“El progreso humano se debe a los obsesionados.”
Moisés Pinzón
Puede ser que la
leyenda de Nerón ordenando el incendio de la ciudad de Roma, para después
contemplarlo mientras tocaba el laúd, no sea más que eso, una leyenda. Sin embargo,
ella sirve de metáfora del progreso traído, o más bien impuesto, por los
llamados próceres del mundo.
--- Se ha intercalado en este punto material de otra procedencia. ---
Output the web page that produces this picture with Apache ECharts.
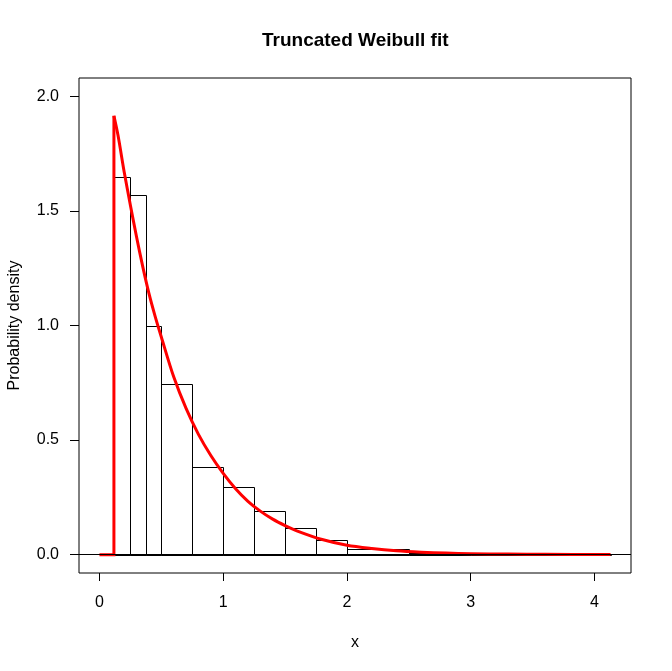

Ficción o no, el incendio de la urbe de ladrillo
tuvo como resultado final el nacimiento de la metrópoli de mármol.
Obsesionados con
sus proyectos, egoístas o filantrópicos, estos personajes arrastraron y hasta,
de ser necesario, empujaron a la humanidad más allá de los límites fijados por
la misma masa humana que, por comodidad y miedo, prefiere mantenerse
inmovilizada.
Gracias a ellos
abandonamos las cavernas y también supimos de guerras y de tantos otros
dolores. Occidente no sería lo que es hoy sin la irrupción romana en su
historia. ¿Qué tanto del derecho y la cultura de Roma conoceríamos sin
genocidas como Julio César? Sin embargo.
Por cada codicioso
emperador hay cien mil tozudos que sacrifican su bienestar y el de sus seres
queridos en aras de su causa. Eso hay que subrayarlo. Estos hombres y mujeres,
motores de la historia, encabezan las listas de los perseguidos y torturados por
la masa humana que, por comodidad, le teme al cambio. Algunos están registrados
en los libros de historia, muchos simplemente fueron olvidados. José Martí
habló de ellos, hombres (y también mujeres) con el decoro de muchos hombres sin
decoro (y también las hay mujeres). Bertol Brecht los llamó indispensables (y
las indispensables también abundan).
Codiciosos y genocidas, honestos e indispensables.
Plutonio y oro. Hoy somos lo que somos gracias a los tozudos. Nuestra historia
es la de su perversidad y su bondad.